| PROBLEM STATEMENT |
Look at the data below and print exactly the lines from its first line through the line with "import pandas as pd"; the pictures stay out of the copy.

── DATA

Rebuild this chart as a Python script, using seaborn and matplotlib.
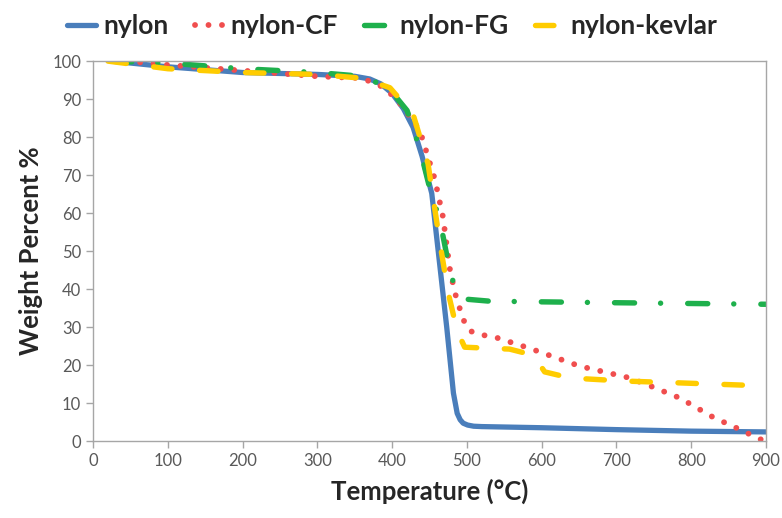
import seaborn as sns
import matplotlib
matplotlib.use('Agg')
import matplotlib.pyplot as plt
import pandas as pd

# temperature (C) and weight percent
nylon_t = [25, 100, 200, 300, 350, 370, 385, 400, 415, 428, 440, 453, 463, 473, 482, 487, 491, 495, 501, 509, 520, 600, 700, 800, 900]
nylon_w = [100, 98.5, 97, 96.5, 96, 95.3, 94, 91.5, 87.5, 82.6, 75, 65.2, 47.6, 30, 12.6, 7.3, 5.6, 4.7, 4.2, 3.9, 3.8, 3.5, 3.0, 2.6, 2.4]

cf_t = [45, 100, 200, 300, 360, 390, 410, 437, 457, 468, 477, 484, 495, 504, 517, 535, 584, 651, 718, 749, 785, 829, 861, 892, 900]
cf_w = [100, 99, 97.5, 96, 95.5, 93, 89, 81.8, 69, 59, 45.5, 39, 32, 29, 28, 27.5, 24.4, 19.7, 16.6, 14.2, 11.3, 6.3, 3.4, 0.5, 0]

fg_t = [25, 100, 200, 300, 360, 395, 420, 437, 451, 464, 478, 488, 495, 531, 700, 900]
fg_w = [100, 99.5, 98, 97, 96, 93, 87, 77, 66, 58, 44, 38.5, 37.4, 36.8, 36.4, 36]

kev_t = [20, 100, 200, 300, 360, 397, 428, 448, 464, 475, 487, 497, 531, 557, 589, 604, 638, 709, 785, 900]
kev_w = [100, 98, 97, 96.5, 95.5, 93, 86, 73, 52, 39, 29, 24.7, 24.4, 24.2, 22.6, 18.2, 16.6, 15.8, 15.3, 14.5]

x_ticks = list(range(0, 1000, 100))
y_ticks = list(range(0, 110, 10))

sns.set_style('white')
plt.rcParams['font.family'] = ['Lato', 'DejaVu Sans']

fig = plt.figure(figsize=(7.82, 5.18), dpi=100)
ax = fig.add_axes([0.119, 0.1486, 0.8605, 0.7334])

series = [
    ('nylon', nylon_t, nylon_w, '#4a7ebb', '-', 3.8),
    ('nylon-CF', cf_t, cf_w, '#f04e4e', (0, (0.01, 2.3)), 4.2),
    ('nylon-FG', fg_t, fg_w, '#1eb04c', (0, (3.7, 4.8, 0.01, 5.0)), 3.9),
    ('nylon-kevlar', kev_t, kev_w, '#ffcc00', (0, (3.4, 5.1)), 3.9),
]
for name, t, w, col, ls, lw in series:
    df = pd.DataFrame({'T': t, 'W': w})
    sns.lineplot(data=df, x='T', y='W', ax=ax, color=col, linewidth=lw,
                 linestyle=ls, label=name, solid_capstyle='round',
                 dash_capstyle='round')

ax.set_xlim(0, 900)
ax.set_ylim(0, 100)
ax.set_xticks(x_ticks)
ax.set_yticks(y_ticks)
ax.tick_params(axis='both', direction='out', length=5, width=1, color='#a6a6a6',
               labelsize=12, labelcolor='#595959', bottom=True, left=True)
for s in ax.spines.values():
    s.set_color('#a6a6a6')
    s.set_linewidth(1)

ax.set_xlabel('Temperature (°C)', fontsize=18.5, fontweight='bold', labelpad=7)
ax.set_ylabel('Weight Percent %', fontsize=18.5, fontweight='bold', labelpad=7)

leg = ax.legend(loc='center', bbox_to_anchor=(0.445, 1.092), ncol=4,
                frameon=False, handlelength=1.1, columnspacing=1.0,
                handletextpad=0.25, borderaxespad=0.0,
                prop={'weight': 'bold', 'size': 19})

fig.savefig('out.png', dpi=100)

────

| RESULT OF THIS TASK |
Rebuild this chart as a Python script, using seaborn and matplotlib.
import seaborn as sns
import matplotlib
matplotlib.use('Agg')
import matplotlib.pyplot as plt
import pandas as pd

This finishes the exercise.